Garth Lakitsky promises he will be bigger, stronger and better when he takes to the wrestling mat next season.

That's bad news for 215-pound wrestlers throughout the state.

As an 189-pounder this season, the Tamaqua Area High School junior demolished just about everyone in his path, racking up a record of 38-5 and disposing of 27 of his opponents by fall.

Lakitsky captured his second straight Schuylkill League title and won tournaments at Bloomsburg and Mount Carmel. He was hardly challenged until the postseason, losing two close bouts to Saucon Valley's Ian Gimbar in the District 11 and Southeast Class AA Regional finals to place second at each.

He qualified for the PIAA State Championships for the second year in a row, advancing to the semifinals before taking home a fourth place medal.

Lakitsky's outstanding season has earned him TIMES NEWS Wrestler of the Year honors.

After a campaign where he just missed tying Andy Breiner's school record of 39 wins and became the fourth Raider grappler to reach the State semis (joining his father, Garth, Sr., who did it in 1988; Breiner, who made it in 1999; and Matt Benza, who was a 2001 semifinalist), Lakitsky feels he can build on that as a senior.

"I feel good about what happened this season, but I still think I could have done a little better," said Lakitsky, who also stars on the gridiron as a fullback and linebacker. "When I went to states, I wanted to place top eight. When I got to the semifinals, I realized I could beat just about any of those kids out there."

At States, he rolled to a 9-1 major decision over R.J. Malson of Greenville and edged Regional rival Nate Ronan of Octorara 6-5 in an overtime tiebreaker, then dropped a 7-2 decision to Towanda's Travis Chesla in the semifinals before settling for fourth.

His success this season continued the upward progression for Lakitsky, who now has a career record of 87-27, a winning percentage of .763.

Lakitsky wrestled at 171 as a freshman but often faced bigger opponents and ended at 13-16, although he did place fifth at Districts. He showed immense improvement as a sophomore at 189 pounds.

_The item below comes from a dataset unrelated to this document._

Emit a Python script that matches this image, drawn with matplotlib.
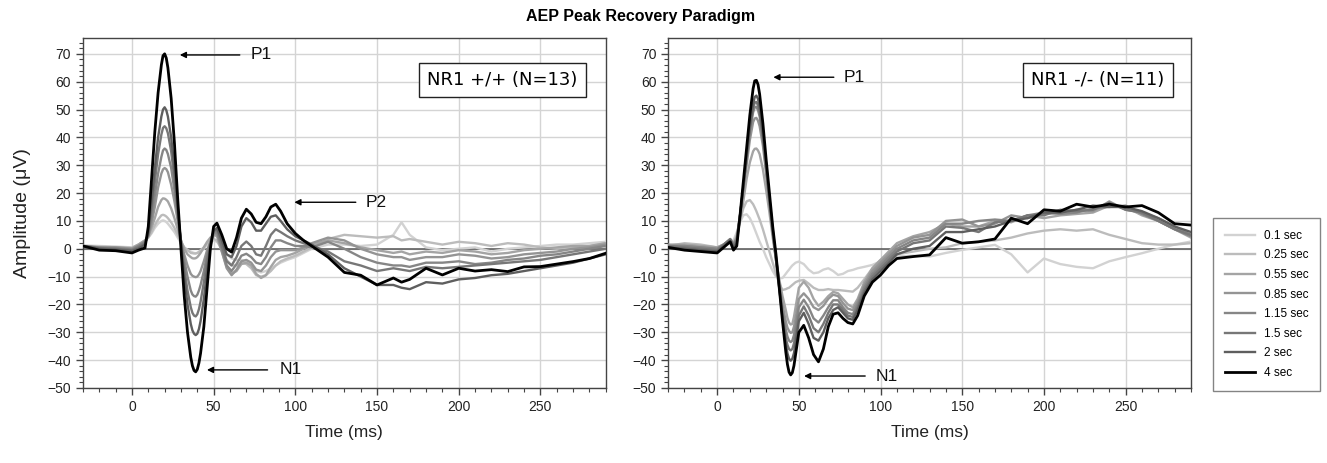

He registered a 36-6 record, placing second at Districts and earning his first trip to States.

Once at Hershey, however, Lakitsky dropped both his bouts. The experience taught him how to handle the glare of the State spotlight the second time around.

"Last year I was intimidated being out there, with all the fans in the stands," admitted Lakitsky. "It was a new thing. This year I went out there and didn't think about anything else but wrestling."

"As a freshman, Garth was undersized and was under .500 heading into Districts, but something clicked and he made it to the semis," said Tamaqua coach Jim McCabe. "He had the opportunity to prove something and he did it.

"He improved 100 percent between his freshman and sophomore years, and this year he wrestled with so much confidence that he felt no one could beat him."

Lakitsky said he can fare even better at 215 next year.

"I'm at 207 pounds right now, and I want to play football at 220," related Lakitsky. "My plan is to cut five pounds and be a little cut up at 215. I wrestled a lot of matches at 215 this year and I feel most of the kids at 215 weren't as good as the 189 pounders."

"I think he's going to be a solid 215 pounder," said McCabe. "This year he came in light for 215, so he decided to wrestle at 189 so he could compete at the full weight."

Besides bulking up, Lakitsky plans to sharpen his technique by working at Blue Mountain's Attack Mat Club, as well as entering offseason competitions.

"I feel pretty good, but I have to work on my shot," he mentioned. "I need to work a little more on top, too, working on throwing legs in and stuff like that."

"Garth realizes he can still do some things to improve, mostly on his feet," explained McCabe. "He's very good defensively. We want him to pick up offensively and rely on his shot to get points. He's definitely strong enough, but whether he's at 189 or 215, he has to be able to win a one-point match in the semifinals at States."

Garth's career resembles that of his father, who was a PIAA bronze and fourth place medalist. The younger Lakitsky wants to take it up a notch.

"I want to be a State champion," he remarked.

"He's very close to being at the top of the heap," stated McCabe.